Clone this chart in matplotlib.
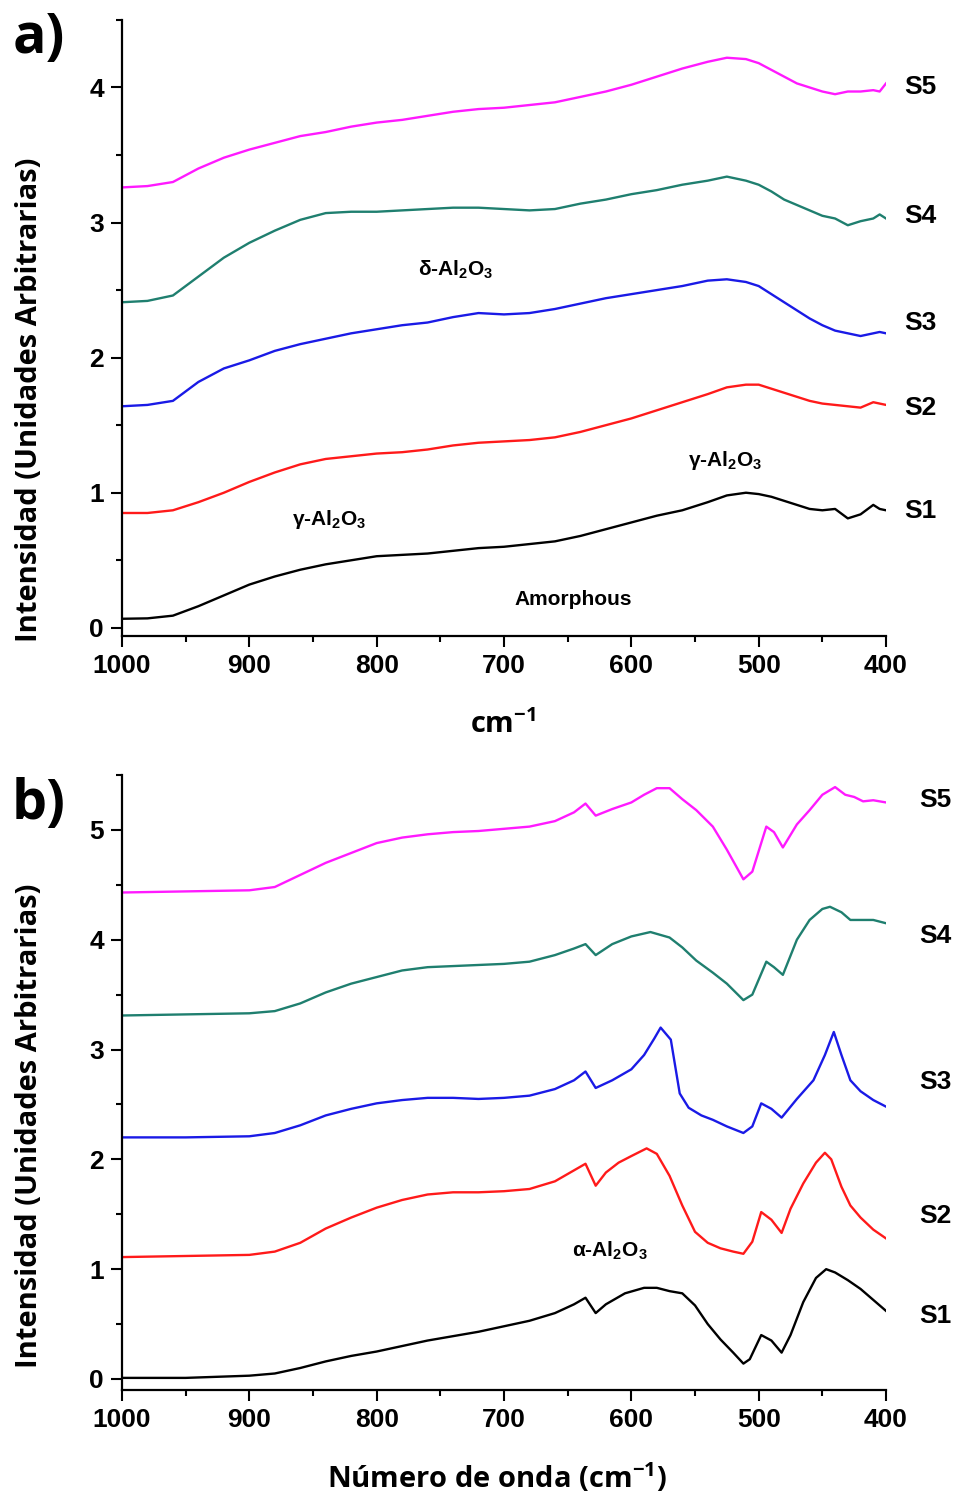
import numpy as np
import matplotlib.pyplot as plt
from matplotlib.ticker import MultipleLocator

# ---- panel a data (FTIR, amorphous / gamma / delta alumina)
xa = [1000, 980, 960, 940, 920, 900, 880, 860, 840, 820, 800, 780, 760, 740, 720, 700,
      680, 660, 640, 620, 600, 580, 560, 540, 525, 510, 500, 490, 480, 470, 460, 450,
      440, 430, 420, 410, 405, 400]
a_s1 = [0.067, 0.07, 0.09, 0.16, 0.24, 0.32, 0.38, 0.43, 0.47, 0.50, 0.53, 0.54, 0.55, 0.57,
        0.59, 0.60, 0.62, 0.64, 0.68, 0.73, 0.78, 0.83, 0.87, 0.93, 0.98, 1.00, 0.99, 0.97,
        0.94, 0.91, 0.88, 0.87, 0.88, 0.81, 0.84, 0.91, 0.88, 0.87]
a_s2 = [0.85, 0.85, 0.87, 0.93, 1.00, 1.08, 1.15, 1.21, 1.25, 1.27, 1.29, 1.30, 1.32, 1.35,
        1.37, 1.38, 1.39, 1.41, 1.45, 1.50, 1.55, 1.61, 1.67, 1.73, 1.78, 1.80, 1.80, 1.77,
        1.74, 1.71, 1.68, 1.66, 1.65, 1.64, 1.63, 1.67, 1.66, 1.65]
a_s3 = [1.64, 1.65, 1.68, 1.82, 1.92, 1.98, 2.05, 2.10, 2.14, 2.18, 2.21, 2.24, 2.26, 2.30,
        2.33, 2.32, 2.33, 2.36, 2.40, 2.44, 2.47, 2.50, 2.53, 2.57, 2.58, 2.56, 2.53, 2.47,
        2.41, 2.35, 2.29, 2.24, 2.20, 2.18, 2.16, 2.18, 2.19, 2.18]
a_s4 = [2.41, 2.42, 2.46, 2.60, 2.74, 2.85, 2.94, 3.02, 3.07, 3.08, 3.08, 3.09, 3.10, 3.11,
        3.11, 3.10, 3.09, 3.10, 3.14, 3.17, 3.21, 3.24, 3.28, 3.31, 3.34, 3.31, 3.28, 3.23,
        3.17, 3.13, 3.09, 3.05, 3.03, 2.98, 3.01, 3.03, 3.06, 3.03]
a_s5 = [3.26, 3.27, 3.30, 3.40, 3.48, 3.54, 3.59, 3.64, 3.67, 3.71, 3.74, 3.76, 3.79, 3.82,
        3.84, 3.85, 3.87, 3.89, 3.93, 3.97, 4.02, 4.08, 4.14, 4.19, 4.22, 4.21, 4.18, 4.13,
        4.08, 4.03, 4.00, 3.97, 3.95, 3.97, 3.97, 3.98, 3.97, 4.03]

# ---- panel b data (alpha alumina)
b_s1_x = [1000, 950, 900, 880, 860, 840, 820, 800, 780, 760, 740, 720, 700, 680, 660, 645,
          636, 628, 620, 605, 590, 580, 570, 560, 550, 540, 530, 520, 512, 507, 498, 490,
          482, 475, 465, 455, 447, 440, 430, 420, 410, 400]
b_s1_y = [0.01, 0.01, 0.03, 0.05, 0.10, 0.16, 0.21, 0.25, 0.30, 0.35, 0.39, 0.43, 0.48, 0.53,
          0.60, 0.68, 0.74, 0.60, 0.68, 0.78, 0.83, 0.83, 0.80, 0.78, 0.67, 0.50, 0.36, 0.24,
          0.14, 0.18, 0.40, 0.35, 0.24, 0.40, 0.70, 0.92, 1.00, 0.97, 0.90, 0.82, 0.72, 0.62]
b_s2_x = [1000, 950, 900, 880, 860, 840, 820, 800, 780, 760, 740, 720, 700, 680, 660, 645,
          636, 628, 620, 610, 600, 588, 580, 570, 560, 550, 540, 530, 520, 512, 505, 498,
          490, 482, 475, 465, 455, 448, 443, 435, 428, 420, 410, 400]
b_s2_y = [1.11, 1.12, 1.13, 1.16, 1.24, 1.37, 1.47, 1.56, 1.63, 1.68, 1.70, 1.70, 1.71, 1.73,
          1.80, 1.90, 1.96, 1.76, 1.88, 1.97, 2.03, 2.10, 2.05, 1.85, 1.58, 1.34, 1.24, 1.19,
          1.16, 1.14, 1.25, 1.52, 1.45, 1.33, 1.55, 1.78, 1.97, 2.06, 2.00, 1.75, 1.58, 1.47,
          1.36, 1.28]
b_s3_x = [1000, 950, 900, 880, 860, 840, 820, 800, 780, 760, 740, 720, 700, 680, 660, 645,
          636, 628, 615, 600, 590, 582, 577, 569, 562, 555, 545, 536, 525, 512, 505, 498,
          490, 482, 470, 457, 448, 441, 435, 428, 420, 410, 400]
b_s3_y = [2.20, 2.20, 2.21, 2.24, 2.31, 2.40, 2.46, 2.51, 2.54, 2.56, 2.56, 2.55, 2.56, 2.58,
          2.64, 2.72, 2.80, 2.65, 2.72, 2.82, 2.95, 3.10, 3.20, 3.09, 2.60, 2.47, 2.40, 2.36,
          2.30, 2.24, 2.30, 2.51, 2.46, 2.38, 2.55, 2.72, 2.95, 3.16, 2.95, 2.72, 2.62, 2.54,
          2.48]
b_s4_x = [1000, 950, 900, 880, 860, 840, 820, 800, 780, 760, 740, 720, 700, 680, 660, 645,
          636, 628, 615, 600, 585, 570, 560, 549, 536, 525, 512, 505, 494, 488, 481, 470,
          460, 450, 444, 435, 428, 420, 410, 400]
b_s4_y = [3.31, 3.32, 3.33, 3.35, 3.42, 3.52, 3.60, 3.66, 3.72, 3.75, 3.76, 3.77, 3.78, 3.80,
          3.86, 3.92, 3.96, 3.86, 3.96, 4.03, 4.07, 4.02, 3.93, 3.81, 3.70, 3.60, 3.45, 3.50,
          3.80, 3.75, 3.68, 4.00, 4.18, 4.28, 4.30, 4.25, 4.18, 4.18, 4.18, 4.15]
b_s5_x = [1000, 950, 900, 880, 860, 840, 820, 800, 780, 760, 740, 720, 700, 680, 660, 645,
          636, 628, 615, 600, 590, 580, 570, 560, 549, 536, 525, 512, 505, 494, 488, 481,
          470, 460, 450, 440, 432, 425, 418, 410, 400]
b_s5_y = [4.43, 4.44, 4.45, 4.48, 4.59, 4.70, 4.79, 4.88, 4.93, 4.96, 4.98, 4.99, 5.01, 5.03,
          5.08, 5.16, 5.24, 5.13, 5.19, 5.25, 5.32, 5.38, 5.38, 5.28, 5.18, 5.03, 4.82, 4.55,
          4.62, 5.03, 4.98, 4.84, 5.05, 5.18, 5.32, 5.39, 5.32, 5.30, 5.26, 5.27, 5.25]

names = ["S1", "S2", "S3", "S4", "S5"]
colors = ["black", "#ff1a1a", "#1a1ae6", "#1f7f6f", "#ff1aff"]
a_label_y = [0.865, 1.63, 2.26, 3.05, 4.0]
b_label_y = [0.57, 1.48, 2.70, 4.03, 5.27]

tickfont = {"family": "Liberation Sans", "weight": "bold", "size": 19}
labelfont = {"family": "Open Sans", "weight": "bold", "size": 21}
annfont = {"family": "Liberation Sans", "weight": "bold", "size": 15}

fig = plt.figure(figsize=(9.59, 14.97), dpi=100)


def style_axes(ax, ylo, yhi):
    ax.set_xlim(1000, 400)
    ax.set_ylim(ylo, yhi)
    ax.spines["top"].set_visible(False)
    ax.spines["right"].set_visible(False)
    for s in ["left", "bottom"]:
        ax.spines[s].set_linewidth(1.6)
    ax.xaxis.set_major_locator(MultipleLocator(100))
    ax.xaxis.set_minor_locator(MultipleLocator(50))
    ax.yaxis.set_major_locator(MultipleLocator(1))
    ax.yaxis.set_minor_locator(MultipleLocator(0.5))
    ax.tick_params(which="major", direction="out", length=8, width=1.5, pad=5)
    ax.tick_params(which="minor", direction="out", length=4.5, width=1.5)
    for lab in ax.get_xticklabels() + ax.get_yticklabels():
        lab.set_fontproperties(tickfont)
        lab.set_fontsize(19)


# panel a
axa = fig.add_axes([0.1272, 0.5752, 0.7967, 0.4115])
for y, c in zip([a_s1, a_s2, a_s3, a_s4, a_s5], colors):
    axa.plot(xa, y, color=c, lw=1.7)
style_axes(axa, -0.06, 4.5)
for n, yl in zip(names, a_label_y):
    axa.text(373, yl, n, ha="center", va="center", fontdict=tickfont, clip_on=False)
axa.text(738, 2.65, r"δ-Al$_\mathregular{2}$O$_\mathregular{3}$", ha="center", va="center", fontdict=annfont)
axa.text(837, 0.80, r"γ-Al$_\mathregular{2}$O$_\mathregular{3}$", ha="center", va="center", fontdict=annfont)
axa.text(526, 1.24, r"γ-Al$_\mathregular{2}$O$_\mathregular{3}$", ha="center", va="center", fontdict=annfont)
axa.text(646, 0.21, "Amorphous", ha="center", va="center", fontdict=annfont)

# panel b
axb = fig.add_axes([0.1272, 0.0715, 0.7967, 0.4108])
for xs, ys, c in zip([b_s1_x, b_s2_x, b_s3_x, b_s4_x, b_s5_x],
                     [b_s1_y, b_s2_y, b_s3_y, b_s4_y, b_s5_y], colors):
    axb.plot(xs, ys, color=c, lw=1.7)
style_axes(axb, -0.1, 5.5)
for n, yl in zip(names, b_label_y):
    axb.text(361, yl, n, ha="center", va="center", fontdict=tickfont, clip_on=False)
axb.text(617, 1.17, r"α-Al$_\mathregular{2}$O$_\mathregular{3}$", ha="center", va="center", fontdict=annfont)

# axis titles and panel letters
fig.text(0.031, 0.733, "Intensidad (Unidades Arbitrarias)", rotation=90, ha="center", va="center", fontdict=labelfont)
fig.text(0.031, 0.248, "Intensidad (Unidades Arbitrarias)", rotation=90, ha="center", va="center", fontdict=labelfont)
fig.text(0.5245, 0.5157, r"cm$^\mathregular{-1}$", ha="center", va="center", fontdict=labelfont)
fig.text(0.518, 0.0127, r"Número de onda (cm$^\mathregular{-1}$)", ha="center", va="center", fontdict=labelfont)
fig.text(0.040, 0.9746, "a)", ha="center", va="center", family="Open Sans", weight="bold", size=40)
fig.text(0.040, 0.4623, "b)", ha="center", va="center", family="Open Sans", weight="bold", size=40)

fig.savefig("out.png", dpi=100)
______
◆ To do
Each line that holds the word "matplotlib" is to be copied.

◆ Task response
Clone this chart in matplotlib.
import matplotlib.pyplot as plt
from matplotlib.ticker import MultipleLocator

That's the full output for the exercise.